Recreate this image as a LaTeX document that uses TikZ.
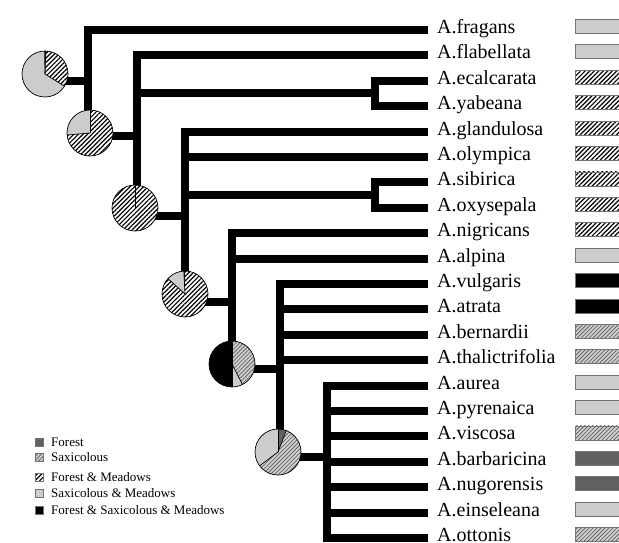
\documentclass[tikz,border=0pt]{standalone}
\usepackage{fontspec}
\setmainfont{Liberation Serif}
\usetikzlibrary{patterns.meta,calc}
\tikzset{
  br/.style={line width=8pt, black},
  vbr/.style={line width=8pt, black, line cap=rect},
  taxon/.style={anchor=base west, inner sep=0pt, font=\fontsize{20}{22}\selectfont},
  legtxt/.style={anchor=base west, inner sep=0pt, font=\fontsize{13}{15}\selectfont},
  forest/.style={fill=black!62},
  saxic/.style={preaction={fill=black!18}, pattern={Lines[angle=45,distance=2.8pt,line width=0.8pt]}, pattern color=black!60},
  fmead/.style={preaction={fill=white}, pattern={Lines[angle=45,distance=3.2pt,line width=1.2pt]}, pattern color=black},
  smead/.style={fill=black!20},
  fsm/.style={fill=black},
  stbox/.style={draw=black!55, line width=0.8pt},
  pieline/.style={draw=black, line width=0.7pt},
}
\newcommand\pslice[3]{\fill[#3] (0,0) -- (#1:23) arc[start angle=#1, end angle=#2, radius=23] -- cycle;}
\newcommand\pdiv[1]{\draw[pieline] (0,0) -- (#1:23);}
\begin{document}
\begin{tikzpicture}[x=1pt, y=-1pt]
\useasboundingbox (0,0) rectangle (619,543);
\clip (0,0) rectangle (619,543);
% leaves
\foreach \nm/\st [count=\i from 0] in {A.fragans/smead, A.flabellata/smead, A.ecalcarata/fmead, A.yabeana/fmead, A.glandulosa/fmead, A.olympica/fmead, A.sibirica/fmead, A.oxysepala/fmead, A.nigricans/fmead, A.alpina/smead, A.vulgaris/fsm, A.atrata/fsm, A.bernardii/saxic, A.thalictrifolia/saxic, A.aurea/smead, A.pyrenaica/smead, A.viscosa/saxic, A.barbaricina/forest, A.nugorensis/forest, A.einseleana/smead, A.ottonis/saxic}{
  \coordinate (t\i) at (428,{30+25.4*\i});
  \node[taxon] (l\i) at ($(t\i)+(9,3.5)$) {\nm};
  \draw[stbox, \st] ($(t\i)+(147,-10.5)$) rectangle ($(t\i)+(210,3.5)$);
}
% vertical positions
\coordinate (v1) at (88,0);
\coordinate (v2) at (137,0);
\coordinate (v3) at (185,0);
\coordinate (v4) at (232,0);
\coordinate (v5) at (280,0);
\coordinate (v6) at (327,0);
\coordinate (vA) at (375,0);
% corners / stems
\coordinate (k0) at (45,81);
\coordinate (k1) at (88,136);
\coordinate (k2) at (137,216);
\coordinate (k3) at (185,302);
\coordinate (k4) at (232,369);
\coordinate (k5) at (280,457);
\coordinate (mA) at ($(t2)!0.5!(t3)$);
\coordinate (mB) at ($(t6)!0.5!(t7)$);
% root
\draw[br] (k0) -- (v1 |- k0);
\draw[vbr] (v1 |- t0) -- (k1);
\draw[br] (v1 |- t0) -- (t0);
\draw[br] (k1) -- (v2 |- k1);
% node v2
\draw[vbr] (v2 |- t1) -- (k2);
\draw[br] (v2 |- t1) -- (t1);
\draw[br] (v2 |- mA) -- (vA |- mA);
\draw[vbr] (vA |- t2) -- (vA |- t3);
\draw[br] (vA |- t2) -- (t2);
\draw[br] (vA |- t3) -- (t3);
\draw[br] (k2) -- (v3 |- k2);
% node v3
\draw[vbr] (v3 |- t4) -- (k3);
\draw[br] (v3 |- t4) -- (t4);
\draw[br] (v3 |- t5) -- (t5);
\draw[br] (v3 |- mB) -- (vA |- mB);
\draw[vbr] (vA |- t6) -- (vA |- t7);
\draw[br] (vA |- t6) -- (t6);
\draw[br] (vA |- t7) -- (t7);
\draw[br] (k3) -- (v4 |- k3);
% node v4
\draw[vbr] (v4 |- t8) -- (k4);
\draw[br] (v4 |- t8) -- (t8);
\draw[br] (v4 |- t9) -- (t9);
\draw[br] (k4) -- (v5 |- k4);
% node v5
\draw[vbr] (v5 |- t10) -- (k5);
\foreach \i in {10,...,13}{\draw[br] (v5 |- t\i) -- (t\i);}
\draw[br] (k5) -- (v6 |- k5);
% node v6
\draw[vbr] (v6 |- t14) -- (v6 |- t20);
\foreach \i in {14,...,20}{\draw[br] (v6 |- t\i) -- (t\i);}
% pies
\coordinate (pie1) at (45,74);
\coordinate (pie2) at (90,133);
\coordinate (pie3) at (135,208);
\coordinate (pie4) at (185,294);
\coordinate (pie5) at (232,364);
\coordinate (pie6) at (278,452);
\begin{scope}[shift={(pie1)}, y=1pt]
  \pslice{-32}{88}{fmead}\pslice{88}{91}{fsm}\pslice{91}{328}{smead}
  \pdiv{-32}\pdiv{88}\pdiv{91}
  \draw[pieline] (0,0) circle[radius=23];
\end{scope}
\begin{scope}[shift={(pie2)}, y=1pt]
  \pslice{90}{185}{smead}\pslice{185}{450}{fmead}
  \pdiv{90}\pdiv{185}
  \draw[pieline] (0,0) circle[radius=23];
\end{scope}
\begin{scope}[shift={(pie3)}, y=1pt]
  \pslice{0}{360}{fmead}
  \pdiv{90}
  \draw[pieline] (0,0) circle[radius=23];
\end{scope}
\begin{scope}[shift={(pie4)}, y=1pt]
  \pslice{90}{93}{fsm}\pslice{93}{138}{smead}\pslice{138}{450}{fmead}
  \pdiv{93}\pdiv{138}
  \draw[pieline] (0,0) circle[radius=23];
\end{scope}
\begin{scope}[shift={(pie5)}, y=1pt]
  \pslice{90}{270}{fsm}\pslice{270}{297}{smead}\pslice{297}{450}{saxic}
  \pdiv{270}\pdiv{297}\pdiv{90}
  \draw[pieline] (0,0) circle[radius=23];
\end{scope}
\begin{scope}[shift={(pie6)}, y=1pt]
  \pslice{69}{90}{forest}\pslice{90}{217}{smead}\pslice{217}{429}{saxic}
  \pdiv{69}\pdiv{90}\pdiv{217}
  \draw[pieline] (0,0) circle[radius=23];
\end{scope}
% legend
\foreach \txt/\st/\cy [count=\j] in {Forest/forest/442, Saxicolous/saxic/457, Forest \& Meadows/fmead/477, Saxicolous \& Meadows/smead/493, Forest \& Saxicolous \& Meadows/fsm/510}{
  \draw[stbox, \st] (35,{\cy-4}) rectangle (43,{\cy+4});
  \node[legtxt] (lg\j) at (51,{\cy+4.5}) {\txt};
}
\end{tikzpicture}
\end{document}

> Exercise prompt
From the data above, write out everything exactly except the pictures.

> Finished answer
Recreate this image as a LaTeX document that uses TikZ.
\documentclass[tikz,border=0pt]{standalone}
\usepackage{fontspec}
\setmainfont{Liberation Serif}
\usetikzlibrary{patterns.meta,calc}
\tikzset{
  br/.style={line width=8pt, black},
  vbr/.style={line width=8pt, black, line cap=rect},
  taxon/.style={anchor=base west, inner sep=0pt, font=\fontsize{20}{22}\selectfont},
  legtxt/.style={anchor=base west, inner sep=0pt, font=\fontsize{13}{15}\selectfont},
  forest/.style={fill=black!62},
  saxic/.style={preaction={fill=black!18}, pattern={Lines[angle=45,distance=2.8pt,line width=0.8pt]}, pattern color=black!60},
  fmead/.style={preaction={fill=white}, pattern={Lines[angle=45,distance=3.2pt,line width=1.2pt]}, pattern color=black},
  smead/.style={fill=black!20},
  fsm/.style={fill=black},
  stbox/.style={draw=black!55, line width=0.8pt},
  pieline/.style={draw=black, line width=0.7pt},
}
\newcommand\pslice[3]{\fill[#3] (0,0) -- (#1:23) arc[start angle=#1, end angle=#2, radius=23] -- cycle;}
\newcommand\pdiv[1]{\draw[pieline] (0,0) -- (#1:23);}
\begin{document}
\begin{tikzpicture}[x=1pt, y=-1pt]
\useasboundingbox (0,0) rectangle (619,543);
\clip (0,0) rectangle (619,543);
% leaves
\foreach \nm/\st [count=\i from 0] in {A.fragans/smead, A.flabellata/smead, A.ecalcarata/fmead, A.yabeana/fmead, A.glandulosa/fmead, A.olympica/fmead, A.sibirica/fmead, A.oxysepala/fmead, A.nigricans/fmead, A.alpina/smead, A.vulgaris/fsm, A.atrata/fsm, A.bernardii/saxic, A.thalictrifolia/saxic, A.aurea/smead, A.pyrenaica/smead, A.viscosa/saxic, A.barbaricina/forest, A.nugorensis/forest, A.einseleana/smead, A.ottonis/saxic}{
  \coordinate (t\i) at (428,{30+25.4*\i});
  \node[taxon] (l\i) at ($(t\i)+(9,3.5)$) {\nm};
  \draw[stbox, \st] ($(t\i)+(147,-10.5)$) rectangle ($(t\i)+(210,3.5)$);
}
% vertical positions
\coordinate (v1) at (88,0);
\coordinate (v2) at (137,0);
\coordinate (v3) at (185,0);
\coordinate (v4) at (232,0);
\coordinate (v5) at (280,0);
\coordinate (v6) at (327,0);
\coordinate (vA) at (375,0);
% corners / stems
\coordinate (k0) at (45,81);
\coordinate (k1) at (88,136);
\coordinate (k2) at (137,216);
\coordinate (k3) at (185,302);
\coordinate (k4) at (232,369);
\coordinate (k5) at (280,457);
\coordinate (mA) at ($(t2)!0.5!(t3)$);
\coordinate (mB) at ($(t6)!0.5!(t7)$);
% root
\draw[br] (k0) -- (v1 |- k0);
\draw[vbr] (v1 |- t0) -- (k1);
\draw[br] (v1 |- t0) -- (t0);
\draw[br] (k1) -- (v2 |- k1);
% node v2
\draw[vbr] (v2 |- t1) -- (k2);
\draw[br] (v2 |- t1) -- (t1);
\draw[br] (v2 |- mA) -- (vA |- mA);
\draw[vbr] (vA |- t2) -- (vA |- t3);
\draw[br] (vA |- t2) -- (t2);
\draw[br] (vA |- t3) -- (t3);
\draw[br] (k2) -- (v3 |- k2);
% node v3
\draw[vbr] (v3 |- t4) -- (k3);
\draw[br] (v3 |- t4) -- (t4);
\draw[br] (v3 |- t5) -- (t5);
\draw[br] (v3 |- mB) -- (vA |- mB);
\draw[vbr] (vA |- t6) -- (vA |- t7);
\draw[br] (vA |- t6) -- (t6);
\draw[br] (vA |- t7) -- (t7);
\draw[br] (k3) -- (v4 |- k3);
% node v4
\draw[vbr] (v4 |- t8) -- (k4);
\draw[br] (v4 |- t8) -- (t8);
\draw[br] (v4 |- t9) -- (t9);
\draw[br] (k4) -- (v5 |- k4);
% node v5
\draw[vbr] (v5 |- t10) -- (k5);
\foreach \i in {10,...,13}{\draw[br] (v5 |- t\i) -- (t\i);}
\draw[br] (k5) -- (v6 |- k5);
% node v6
\draw[vbr] (v6 |- t14) -- (v6 |- t20);
\foreach \i in {14,...,20}{\draw[br] (v6 |- t\i) -- (t\i);}
% pies
\coordinate (pie1) at (45,74);
\coordinate (pie2) at (90,133);
\coordinate (pie3) at (135,208);
\coordinate (pie4) at (185,294);
\coordinate (pie5) at (232,364);
\coordinate (pie6) at (278,452);
\begin{scope}[shift={(pie1)}, y=1pt]
  \pslice{-32}{88}{fmead}\pslice{88}{91}{fsm}\pslice{91}{328}{smead}
  \pdiv{-32}\pdiv{88}\pdiv{91}
  \draw[pieline] (0,0) circle[radius=23];
\end{scope}
\begin{scope}[shift={(pie2)}, y=1pt]
  \pslice{90}{185}{smead}\pslice{185}{450}{fmead}
  \pdiv{90}\pdiv{185}
  \draw[pieline] (0,0) circle[radius=23];
\end{scope}
\begin{scope}[shift={(pie3)}, y=1pt]
  \pslice{0}{360}{fmead}
  \pdiv{90}
  \draw[pieline] (0,0) circle[radius=23];
\end{scope}
\begin{scope}[shift={(pie4)}, y=1pt]
  \pslice{90}{93}{fsm}\pslice{93}{138}{smead}\pslice{138}{450}{fmead}
  \pdiv{93}\pdiv{138}
  \draw[pieline] (0,0) circle[radius=23];
\end{scope}
\begin{scope}[shift={(pie5)}, y=1pt]
  \pslice{90}{270}{fsm}\pslice{270}{297}{smead}\pslice{297}{450}{saxic}
  \pdiv{270}\pdiv{297}\pdiv{90}
  \draw[pieline] (0,0) circle[radius=23];
\end{scope}
\begin{scope}[shift={(pie6)}, y=1pt]
  \pslice{69}{90}{forest}\pslice{90}{217}{smead}\pslice{217}{429}{saxic}
  \pdiv{69}\pdiv{90}\pdiv{217}
  \draw[pieline] (0,0) circle[radius=23];
\end{scope}
% legend
\foreach \txt/\st/\cy [count=\j] in {Forest/forest/442, Saxicolous/saxic/457, Forest \& Meadows/fmead/477, Saxicolous \& Meadows/smead/493, Forest \& Saxicolous \& Meadows/fsm/510}{
  \draw[stbox, \st] (35,{\cy-4}) rectangle (43,{\cy+4});
  \node[legtxt] (lg\j) at (51,{\cy+4.5}) {\txt};
}
\end{tikzpicture}
\end{document}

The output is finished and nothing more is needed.